_THE PROBLEM_
Copy the data that follows, character for character, minus the pictures.
***
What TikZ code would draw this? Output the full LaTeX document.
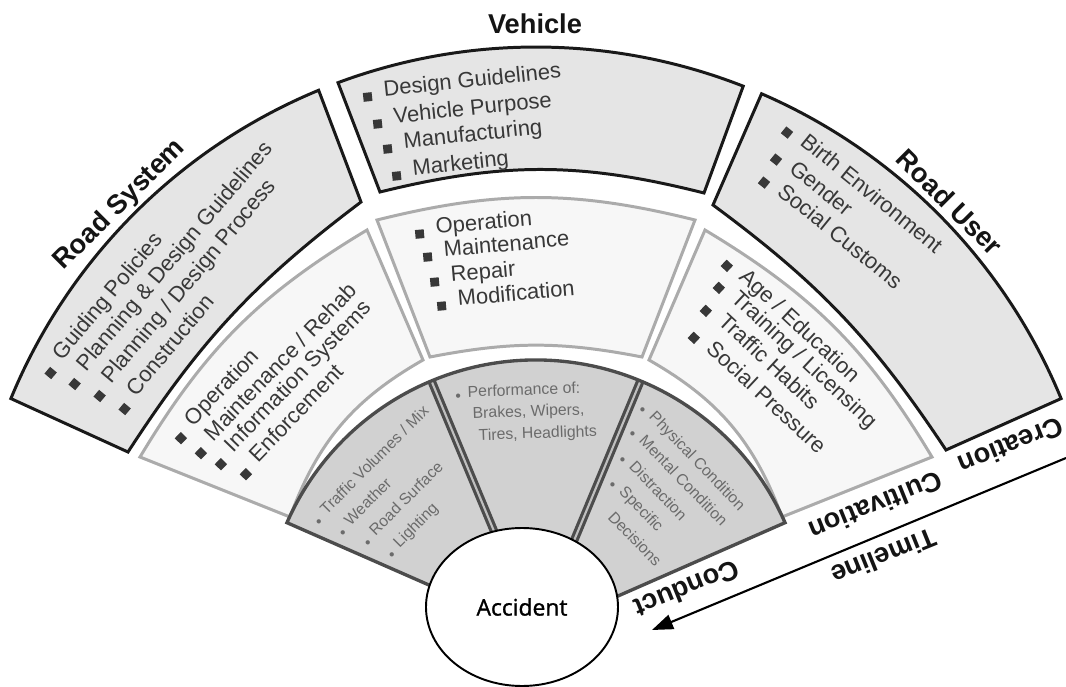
\documentclass[tikz,border=0pt]{standalone}
\usepackage{fontspec}
\setmainfont{Liberation Sans}
\newfontfamily\accfont[FakeBold=1.2]{Open Sans}
\usetikzlibrary{arrows.meta,shapes.geometric}
\tikzset{
  >={Triangle[length=4.2mm,width=3mm]},
  title/.style={font=\fontsize{15.5}{18}\selectfont\bfseries,text=black!92},
  stage/.style={font=\fontsize{15.5}{18}\selectfont\bfseries,text=black!92,rotate=202},
  item/.style={font=\fontsize{12.5}{15}\selectfont,text=black!78,anchor=west,inner sep=0pt,yshift=2.6pt},
  small item/.style={font=\fontsize{9}{11}\selectfont,text=black!58,anchor=west,inner sep=0pt,yshift=1.8pt},
  create box/.style={draw=black!90,fill=black!10,line width=1.7pt},
  cultivate box/.style={draw=black!33,fill=black!3,line width=1.7pt},
  conduct ring/.style={fill=black!18},
  conduct line/.style={draw=black!70,line width=1.9pt},
  divider/.style={draw=black!70,line width=1.8pt,double=black!25,double distance=1.2pt},
  accident/.style={ellipse,draw=black,fill=white,line width=1.1pt,minimum width=38.4mm,
    minimum height=31.6mm,inner sep=0pt,font=\accfont\fontsize{13}{15}\selectfont},
  timeline/.style={->,line width=1.2pt,draw=black},
}
\newcommand{\sqb}{\strut\rule[-1.8pt]{5pt}{5pt}\hspace{7pt}}
\newcommand{\dtb}{\strut\raisebox{-2.3pt}{\textbullet}\hspace{4pt}}
\newcommand{\comma}{,}

\begin{document}
\begin{tikzpicture}[x=0.2mm,y=0.2mm]
  \useasboundingbox (-536,-71) rectangle (530,615);
  % creation ring: round outside, flatter inside
  \draw[create box] (112.5:568) arc[start angle=112.5,end angle=157.6,radius=568]
    -- (-408,163) to[bend left=10] (-175,413) -- cycle;
  \draw[create box] (68.6:568) arc[start angle=68.6,end angle=110.4,radius=568]
    -- (-156,423) to[bend left=14] (168,422) -- cycle;
  \draw[create box] (22.4:568) arc[start angle=22.4,end angle=66.6,radius=568]
    -- (177,410) to[bend left=10] (410,165) -- cycle;
  % cultivation ring
  \draw[cultivate box] (-169,385) to[bend right=14] (-396,158) -- (-246,98)
    to[bend left=20] (-113,255) -- cycle;
  \draw[cultivate box] (159,395) to[bend right=14] (-159,395) -- (-106,258)
    to[bend left=11] (106,258) -- cycle;
  \draw[cultivate box] (396,158) to[bend right=14] (169,385) -- (113,255)
    to[bend left=20] (246,98) -- cycle;
  % conduct ring, split by two double rules
  \begin{scope}[shift={(0,-17)}]
    \fill[conduct ring] (23.7:60) -- (23.7:272) arc[start angle=23.7,end angle=156.3,radius=272]
      -- (156.3:60) arc[start angle=156.3,end angle=23.7,radius=60] -- cycle;
    \draw[divider] (112.6:60) -- (112.6:272);
    \draw[divider] (67.4:60) -- (67.4:272);
    \draw[conduct line] (23.7:60) -- (23.7:272) arc[start angle=23.7,end angle=156.3,radius=272]
      -- (156.3:60);
  \end{scope}
  \node[accident] (acc) at (-14,8) {Accident};

  % titles
  \node[title] (vehicle) at (-1,591) {Vehicle};
  \node[title,rotate=45] (road-system) at (-416,410) {Road System};
  \node[title,rotate=-45] (road-user) at (414,413) {Road User};

  % creation
  \foreach \x/\y/\t [count=\i] in {-488/238/Guiding Policies,-464/227/Planning \& Design Guidelines,
      -439/215/{Planning / Design Process},-414/202/Construction}
    \node[rotate=50,item] (rs-cr-\i) at (\x,\y) {\sqb\t};
  \foreach \x/\y/\t [count=\i] in {-173/517/Design Guidelines,-163/490/Vehicle Purpose,
      -153/465/Manufacturing,-144/438/Marketing}
    \node[rotate=6,item] (ve-cr-\i) at (\x,\y) {\sqb\t};
  \foreach \x/\y/\t [count=\i] in {247/485/Birth Environment,236/458/Gender,224/435/Social Customs}
    \node[rotate=-39,item] (ru-cr-\i) at (\x,\y) {\sqb\t};

  % cultivation
  \foreach \x/\y/\t [count=\i] in {-358/173/Operation,-338/158/{Maintenance / Rehab},
      -318/147/Information Systems,-293/137/Enforcement}
    \node[rotate=46,item] (rs-cu-\i) at (\x,\y) {\sqb\t};
  \foreach \x/\y/\t [count=\i] in {-121/380/Operation,-113/357/Maintenance,-106/332/Repair,-99/308/Modification}
    \node[rotate=5,item] (ve-cu-\i) at (\x,\y) {\sqb\t};
  \foreach \x/\y/\t [count=\i] in {187/352/{Age / Education},179/330/{Training / Licensing},
      166/307/Traffic Habits,154/280/Social Pressure}
    \node[rotate=-43,item] (ru-cu-\i) at (\x,\y) {\sqb\t};

  % conduct
  \foreach \x/\y/\t [count=\i] in {-219/91/{Traffic Volumes / Mix},-195/80/Weather,-170/70/Road Surface,-146/58/Lighting}
    \node[rotate=45,small item] (rs-co-\i) at (\x,\y) {\dtb\t};
  \node[rotate=2,small item] (ve-co-1) at (-81,218) {\dtb Performance of:};
  \node[rotate=2,small item] (ve-co-2) at (-76,197) {\hphantom{\dtb}Brakes\comma{} Wipers\comma};
  \node[rotate=2,small item] (ve-co-3) at (-70,175) {\hphantom{\dtb}Tires\comma{} Headlights};
  \foreach \x/\y/\t [count=\i] in {104/207/Physical Condition,94/183/Mental Condition,84/157/Distraction,74/132/Specific}
    \node[rotate=-46,small item] (ru-co-\i) at (\x,\y) {\dtb\t};
  \node[rotate=-46,small item] (ru-co-5) at (64,108) {\hphantom{\dtb}Decisions};

  % stages along the timeline
  \node[stage] (creation) at (475,169) {Creation};
  \node[stage] (cultivation) at (340,109) {Cultivation};
  \node[stage] (conduct) at (151,26) {Conduct};
  \coordinate (tl-start) at (530,157);
  \coordinate (tl-end) at (116,-15);
  \draw[timeline] (tl-start) -- (tl-end);
  \node[stage] (timeline) at (348,58) {Timeline};
\end{tikzpicture}
\end{document}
***
_EXERCISE OUTPUT_
What TikZ code would draw this? Output the full LaTeX document.
\documentclass[tikz,border=0pt]{standalone}
\usepackage{fontspec}
\setmainfont{Liberation Sans}
\newfontfamily\accfont[FakeBold=1.2]{Open Sans}
\usetikzlibrary{arrows.meta,shapes.geometric}
\tikzset{
  >={Triangle[length=4.2mm,width=3mm]},
  title/.style={font=\fontsize{15.5}{18}\selectfont\bfseries,text=black!92},
  stage/.style={font=\fontsize{15.5}{18}\selectfont\bfseries,text=black!92,rotate=202},
  item/.style={font=\fontsize{12.5}{15}\selectfont,text=black!78,anchor=west,inner sep=0pt,yshift=2.6pt},
  small item/.style={font=\fontsize{9}{11}\selectfont,text=black!58,anchor=west,inner sep=0pt,yshift=1.8pt},
  create box/.style={draw=black!90,fill=black!10,line width=1.7pt},
  cultivate box/.style={draw=black!33,fill=black!3,line width=1.7pt},
  conduct ring/.style={fill=black!18},
  conduct line/.style={draw=black!70,line width=1.9pt},
  divider/.style={draw=black!70,line width=1.8pt,double=black!25,double distance=1.2pt},
  accident/.style={ellipse,draw=black,fill=white,line width=1.1pt,minimum width=38.4mm,
    minimum height=31.6mm,inner sep=0pt,font=\accfont\fontsize{13}{15}\selectfont},
  timeline/.style={->,line width=1.2pt,draw=black},
}
\newcommand{\sqb}{\strut\rule[-1.8pt]{5pt}{5pt}\hspace{7pt}}
\newcommand{\dtb}{\strut\raisebox{-2.3pt}{\textbullet}\hspace{4pt}}
\newcommand{\comma}{,}

\begin{document}
\begin{tikzpicture}[x=0.2mm,y=0.2mm]
  \useasboundingbox (-536,-71) rectangle (530,615);
  % creation ring: round outside, flatter inside
  \draw[create box] (112.5:568) arc[start angle=112.5,end angle=157.6,radius=568]
    -- (-408,163) to[bend left=10] (-175,413) -- cycle;
  \draw[create box] (68.6:568) arc[start angle=68.6,end angle=110.4,radius=568]
    -- (-156,423) to[bend left=14] (168,422) -- cycle;
  \draw[create box] (22.4:568) arc[start angle=22.4,end angle=66.6,radius=568]
    -- (177,410) to[bend left=10] (410,165) -- cycle;
  % cultivation ring
  \draw[cultivate box] (-169,385) to[bend right=14] (-396,158) -- (-246,98)
    to[bend left=20] (-113,255) -- cycle;
  \draw[cultivate box] (159,395) to[bend right=14] (-159,395) -- (-106,258)
    to[bend left=11] (106,258) -- cycle;
  \draw[cultivate box] (396,158) to[bend right=14] (169,385) -- (113,255)
    to[bend left=20] (246,98) -- cycle;
  % conduct ring, split by two double rules
  \begin{scope}[shift={(0,-17)}]
    \fill[conduct ring] (23.7:60) -- (23.7:272) arc[start angle=23.7,end angle=156.3,radius=272]
      -- (156.3:60) arc[start angle=156.3,end angle=23.7,radius=60] -- cycle;
    \draw[divider] (112.6:60) -- (112.6:272);
    \draw[divider] (67.4:60) -- (67.4:272);
    \draw[conduct line] (23.7:60) -- (23.7:272) arc[start angle=23.7,end angle=156.3,radius=272]
      -- (156.3:60);
  \end{scope}
  \node[accident] (acc) at (-14,8) {Accident};

  % titles
  \node[title] (vehicle) at (-1,591) {Vehicle};
  \node[title,rotate=45] (road-system) at (-416,410) {Road System};
  \node[title,rotate=-45] (road-user) at (414,413) {Road User};

  % creation
  \foreach \x/\y/\t [count=\i] in {-488/238/Guiding Policies,-464/227/Planning \& Design Guidelines,
      -439/215/{Planning / Design Process},-414/202/Construction}
    \node[rotate=50,item] (rs-cr-\i) at (\x,\y) {\sqb\t};
  \foreach \x/\y/\t [count=\i] in {-173/517/Design Guidelines,-163/490/Vehicle Purpose,
      -153/465/Manufacturing,-144/438/Marketing}
    \node[rotate=6,item] (ve-cr-\i) at (\x,\y) {\sqb\t};
  \foreach \x/\y/\t [count=\i] in {247/485/Birth Environment,236/458/Gender,224/435/Social Customs}
    \node[rotate=-39,item] (ru-cr-\i) at (\x,\y) {\sqb\t};

  % cultivation
  \foreach \x/\y/\t [count=\i] in {-358/173/Operation,-338/158/{Maintenance / Rehab},
      -318/147/Information Systems,-293/137/Enforcement}
    \node[rotate=46,item] (rs-cu-\i) at (\x,\y) {\sqb\t};
  \foreach \x/\y/\t [count=\i] in {-121/380/Operation,-113/357/Maintenance,-106/332/Repair,-99/308/Modification}
    \node[rotate=5,item] (ve-cu-\i) at (\x,\y) {\sqb\t};
  \foreach \x/\y/\t [count=\i] in {187/352/{Age / Education},179/330/{Training / Licensing},
      166/307/Traffic Habits,154/280/Social Pressure}
    \node[rotate=-43,item] (ru-cu-\i) at (\x,\y) {\sqb\t};

  % conduct
  \foreach \x/\y/\t [count=\i] in {-219/91/{Traffic Volumes / Mix},-195/80/Weather,-170/70/Road Surface,-146/58/Lighting}
    \node[rotate=45,small item] (rs-co-\i) at (\x,\y) {\dtb\t};
  \node[rotate=2,small item] (ve-co-1) at (-81,218) {\dtb Performance of:};
  \node[rotate=2,small item] (ve-co-2) at (-76,197) {\hphantom{\dtb}Brakes\comma{} Wipers\comma};
  \node[rotate=2,small item] (ve-co-3) at (-70,175) {\hphantom{\dtb}Tires\comma{} Headlights};
  \foreach \x/\y/\t [count=\i] in {104/207/Physical Condition,94/183/Mental Condition,84/157/Distraction,74/132/Specific}
    \node[rotate=-46,small item] (ru-co-\i) at (\x,\y) {\dtb\t};
  \node[rotate=-46,small item] (ru-co-5) at (64,108) {\hphantom{\dtb}Decisions};

  % stages along the timeline
  \node[stage] (creation) at (475,169) {Creation};
  \node[stage] (cultivation) at (340,109) {Cultivation};
  \node[stage] (conduct) at (151,26) {Conduct};
  \coordinate (tl-start) at (530,157);
  \coordinate (tl-end) at (116,-15);
  \draw[timeline] (tl-start) -- (tl-end);
  \node[stage] (timeline) at (348,58) {Timeline};
\end{tikzpicture}
\end{document}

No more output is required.